> EXERCISE OBJECTIVE:
Read through the data and report every line in which the word "that" occurs.

> INFORMATION SUPPLIED:
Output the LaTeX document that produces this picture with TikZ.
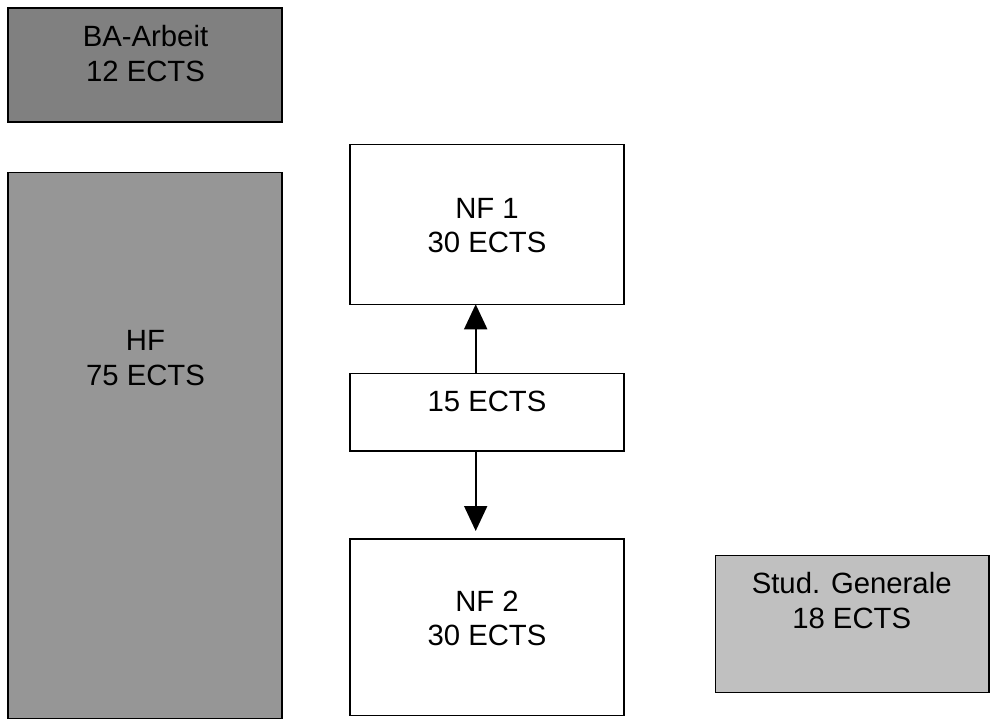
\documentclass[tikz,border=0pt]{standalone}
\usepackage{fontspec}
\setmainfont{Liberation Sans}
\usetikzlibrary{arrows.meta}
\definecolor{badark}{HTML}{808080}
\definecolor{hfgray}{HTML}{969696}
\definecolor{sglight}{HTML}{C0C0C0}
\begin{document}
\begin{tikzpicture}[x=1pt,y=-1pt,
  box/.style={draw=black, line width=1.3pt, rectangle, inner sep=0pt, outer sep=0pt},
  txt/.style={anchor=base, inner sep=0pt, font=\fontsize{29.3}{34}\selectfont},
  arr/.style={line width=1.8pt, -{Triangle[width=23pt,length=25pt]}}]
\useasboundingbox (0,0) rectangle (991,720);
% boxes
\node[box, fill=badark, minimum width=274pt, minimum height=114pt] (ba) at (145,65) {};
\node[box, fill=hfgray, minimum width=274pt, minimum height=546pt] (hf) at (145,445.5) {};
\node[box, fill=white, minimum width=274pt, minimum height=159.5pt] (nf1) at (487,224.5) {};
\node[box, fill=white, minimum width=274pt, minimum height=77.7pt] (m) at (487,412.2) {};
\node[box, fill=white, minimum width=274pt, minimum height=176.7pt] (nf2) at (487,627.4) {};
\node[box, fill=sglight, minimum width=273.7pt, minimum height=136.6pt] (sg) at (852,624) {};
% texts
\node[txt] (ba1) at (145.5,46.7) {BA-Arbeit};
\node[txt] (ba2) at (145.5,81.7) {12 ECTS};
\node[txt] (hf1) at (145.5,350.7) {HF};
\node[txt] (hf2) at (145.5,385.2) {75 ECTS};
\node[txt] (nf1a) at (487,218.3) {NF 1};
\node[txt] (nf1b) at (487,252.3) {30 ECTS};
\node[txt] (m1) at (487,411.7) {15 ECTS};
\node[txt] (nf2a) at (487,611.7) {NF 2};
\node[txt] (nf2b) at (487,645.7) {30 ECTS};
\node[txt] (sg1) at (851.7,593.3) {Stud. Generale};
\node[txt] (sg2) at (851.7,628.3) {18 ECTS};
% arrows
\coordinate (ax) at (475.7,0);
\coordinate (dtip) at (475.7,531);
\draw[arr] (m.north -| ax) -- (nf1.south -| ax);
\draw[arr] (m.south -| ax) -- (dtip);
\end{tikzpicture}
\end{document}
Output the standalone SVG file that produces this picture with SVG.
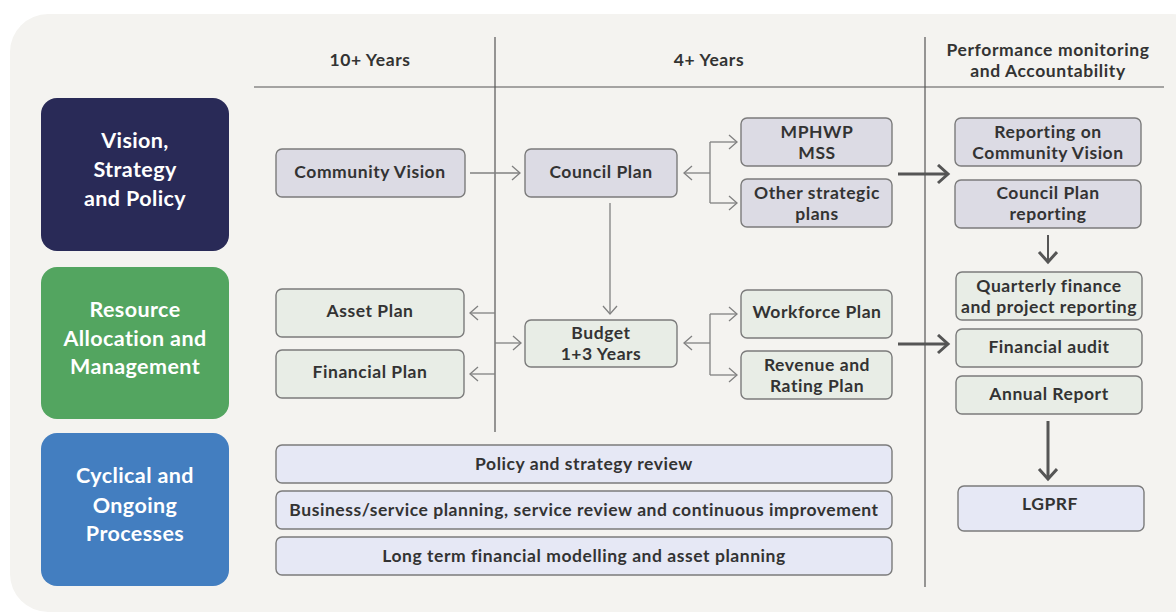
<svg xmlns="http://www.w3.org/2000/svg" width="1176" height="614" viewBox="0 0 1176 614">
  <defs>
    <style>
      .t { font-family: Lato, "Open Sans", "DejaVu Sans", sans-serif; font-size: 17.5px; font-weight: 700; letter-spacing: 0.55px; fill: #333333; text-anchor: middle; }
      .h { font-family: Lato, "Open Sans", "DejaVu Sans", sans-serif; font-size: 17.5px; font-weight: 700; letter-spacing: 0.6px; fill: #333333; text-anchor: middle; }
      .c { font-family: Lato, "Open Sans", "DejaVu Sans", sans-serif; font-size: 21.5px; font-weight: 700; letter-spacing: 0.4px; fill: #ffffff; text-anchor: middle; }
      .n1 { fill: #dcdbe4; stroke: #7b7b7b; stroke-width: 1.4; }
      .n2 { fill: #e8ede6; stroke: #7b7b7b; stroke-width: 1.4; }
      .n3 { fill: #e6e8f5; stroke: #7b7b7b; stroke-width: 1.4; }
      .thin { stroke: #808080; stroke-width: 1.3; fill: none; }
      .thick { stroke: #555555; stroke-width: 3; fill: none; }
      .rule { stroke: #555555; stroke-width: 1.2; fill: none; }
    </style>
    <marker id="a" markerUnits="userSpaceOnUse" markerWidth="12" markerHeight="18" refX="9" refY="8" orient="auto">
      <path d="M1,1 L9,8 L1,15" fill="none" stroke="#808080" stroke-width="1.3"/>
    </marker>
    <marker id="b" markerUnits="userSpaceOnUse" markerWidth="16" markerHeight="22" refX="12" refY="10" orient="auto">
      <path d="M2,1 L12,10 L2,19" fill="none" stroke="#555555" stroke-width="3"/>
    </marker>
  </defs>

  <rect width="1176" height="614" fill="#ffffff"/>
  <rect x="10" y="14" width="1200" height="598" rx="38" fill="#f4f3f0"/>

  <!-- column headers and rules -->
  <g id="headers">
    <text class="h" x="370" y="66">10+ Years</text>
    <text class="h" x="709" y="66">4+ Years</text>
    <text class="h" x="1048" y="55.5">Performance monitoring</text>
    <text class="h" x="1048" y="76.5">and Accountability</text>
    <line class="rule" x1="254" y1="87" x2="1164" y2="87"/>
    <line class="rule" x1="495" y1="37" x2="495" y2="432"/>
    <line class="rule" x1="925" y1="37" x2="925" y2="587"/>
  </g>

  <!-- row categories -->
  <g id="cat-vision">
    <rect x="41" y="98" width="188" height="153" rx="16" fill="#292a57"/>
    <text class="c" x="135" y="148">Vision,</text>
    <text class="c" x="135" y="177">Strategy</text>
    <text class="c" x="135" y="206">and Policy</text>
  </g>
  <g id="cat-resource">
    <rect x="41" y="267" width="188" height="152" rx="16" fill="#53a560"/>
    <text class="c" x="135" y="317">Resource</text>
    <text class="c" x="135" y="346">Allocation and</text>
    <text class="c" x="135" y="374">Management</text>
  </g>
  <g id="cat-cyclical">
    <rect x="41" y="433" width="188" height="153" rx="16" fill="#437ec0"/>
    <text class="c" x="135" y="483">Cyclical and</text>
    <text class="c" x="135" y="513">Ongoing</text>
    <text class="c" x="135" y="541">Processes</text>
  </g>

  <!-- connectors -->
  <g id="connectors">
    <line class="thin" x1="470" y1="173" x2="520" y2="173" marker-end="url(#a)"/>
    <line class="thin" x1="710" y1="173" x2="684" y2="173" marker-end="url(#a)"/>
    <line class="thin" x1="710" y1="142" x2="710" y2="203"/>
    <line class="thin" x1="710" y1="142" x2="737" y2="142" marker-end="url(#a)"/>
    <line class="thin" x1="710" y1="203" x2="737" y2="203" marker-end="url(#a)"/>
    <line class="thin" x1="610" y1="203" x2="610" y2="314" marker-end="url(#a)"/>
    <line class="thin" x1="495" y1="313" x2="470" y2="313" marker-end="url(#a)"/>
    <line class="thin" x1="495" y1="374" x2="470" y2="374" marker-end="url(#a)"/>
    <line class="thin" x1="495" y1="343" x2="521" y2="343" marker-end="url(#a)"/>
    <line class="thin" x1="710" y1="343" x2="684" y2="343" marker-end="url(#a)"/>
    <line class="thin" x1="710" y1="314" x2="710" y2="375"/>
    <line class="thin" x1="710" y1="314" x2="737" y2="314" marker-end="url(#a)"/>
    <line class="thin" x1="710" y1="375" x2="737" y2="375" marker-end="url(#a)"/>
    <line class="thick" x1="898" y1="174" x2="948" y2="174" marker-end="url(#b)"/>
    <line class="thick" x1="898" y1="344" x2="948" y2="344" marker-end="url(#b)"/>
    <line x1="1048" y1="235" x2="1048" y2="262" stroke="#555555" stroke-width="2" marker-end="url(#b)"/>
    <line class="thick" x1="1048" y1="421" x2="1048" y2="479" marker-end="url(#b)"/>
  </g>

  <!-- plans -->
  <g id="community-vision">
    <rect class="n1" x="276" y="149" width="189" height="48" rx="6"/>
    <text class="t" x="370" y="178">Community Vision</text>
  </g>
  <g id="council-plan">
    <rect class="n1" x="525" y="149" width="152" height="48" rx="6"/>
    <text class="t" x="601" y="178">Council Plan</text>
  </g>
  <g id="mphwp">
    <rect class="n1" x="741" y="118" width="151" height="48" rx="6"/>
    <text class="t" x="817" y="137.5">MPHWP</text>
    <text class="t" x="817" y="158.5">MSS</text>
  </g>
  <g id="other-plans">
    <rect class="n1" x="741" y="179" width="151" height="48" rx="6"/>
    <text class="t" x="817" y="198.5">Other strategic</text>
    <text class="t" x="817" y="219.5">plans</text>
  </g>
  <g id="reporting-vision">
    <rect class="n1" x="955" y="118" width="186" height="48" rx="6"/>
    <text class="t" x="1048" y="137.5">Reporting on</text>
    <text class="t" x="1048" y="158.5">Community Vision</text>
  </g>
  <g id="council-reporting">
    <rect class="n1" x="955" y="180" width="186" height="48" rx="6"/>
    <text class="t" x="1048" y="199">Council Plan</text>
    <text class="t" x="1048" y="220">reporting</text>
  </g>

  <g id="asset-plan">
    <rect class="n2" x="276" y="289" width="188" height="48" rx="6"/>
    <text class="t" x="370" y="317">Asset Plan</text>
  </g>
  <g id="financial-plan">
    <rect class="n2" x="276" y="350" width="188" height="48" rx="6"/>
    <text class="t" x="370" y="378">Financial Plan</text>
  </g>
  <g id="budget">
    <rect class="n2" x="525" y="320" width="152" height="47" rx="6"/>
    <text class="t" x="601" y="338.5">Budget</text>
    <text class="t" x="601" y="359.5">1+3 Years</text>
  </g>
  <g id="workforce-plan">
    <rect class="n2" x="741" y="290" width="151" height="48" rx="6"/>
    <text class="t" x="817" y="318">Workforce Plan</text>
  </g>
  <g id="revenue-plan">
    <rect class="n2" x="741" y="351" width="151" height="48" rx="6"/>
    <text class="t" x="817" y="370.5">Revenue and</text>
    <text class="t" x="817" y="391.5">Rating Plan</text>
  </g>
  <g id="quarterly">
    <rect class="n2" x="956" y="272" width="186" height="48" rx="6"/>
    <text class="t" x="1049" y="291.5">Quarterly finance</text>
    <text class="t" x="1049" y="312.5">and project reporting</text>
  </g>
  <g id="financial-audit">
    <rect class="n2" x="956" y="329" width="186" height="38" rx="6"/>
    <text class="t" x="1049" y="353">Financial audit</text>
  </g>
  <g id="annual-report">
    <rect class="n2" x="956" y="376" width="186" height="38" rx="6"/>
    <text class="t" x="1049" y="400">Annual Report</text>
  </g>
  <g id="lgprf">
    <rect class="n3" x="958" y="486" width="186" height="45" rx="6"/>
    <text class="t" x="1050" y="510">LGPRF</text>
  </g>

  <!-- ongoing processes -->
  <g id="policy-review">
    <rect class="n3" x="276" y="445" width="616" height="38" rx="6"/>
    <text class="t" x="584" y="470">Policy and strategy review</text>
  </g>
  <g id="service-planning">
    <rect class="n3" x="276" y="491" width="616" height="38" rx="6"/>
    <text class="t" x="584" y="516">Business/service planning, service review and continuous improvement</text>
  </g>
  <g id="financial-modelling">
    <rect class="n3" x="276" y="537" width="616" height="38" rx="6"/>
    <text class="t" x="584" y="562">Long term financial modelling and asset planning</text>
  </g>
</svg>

> COMPLETED TASK:
Output the LaTeX document that produces this picture with TikZ.
Output the standalone SVG file that produces this picture with SVG.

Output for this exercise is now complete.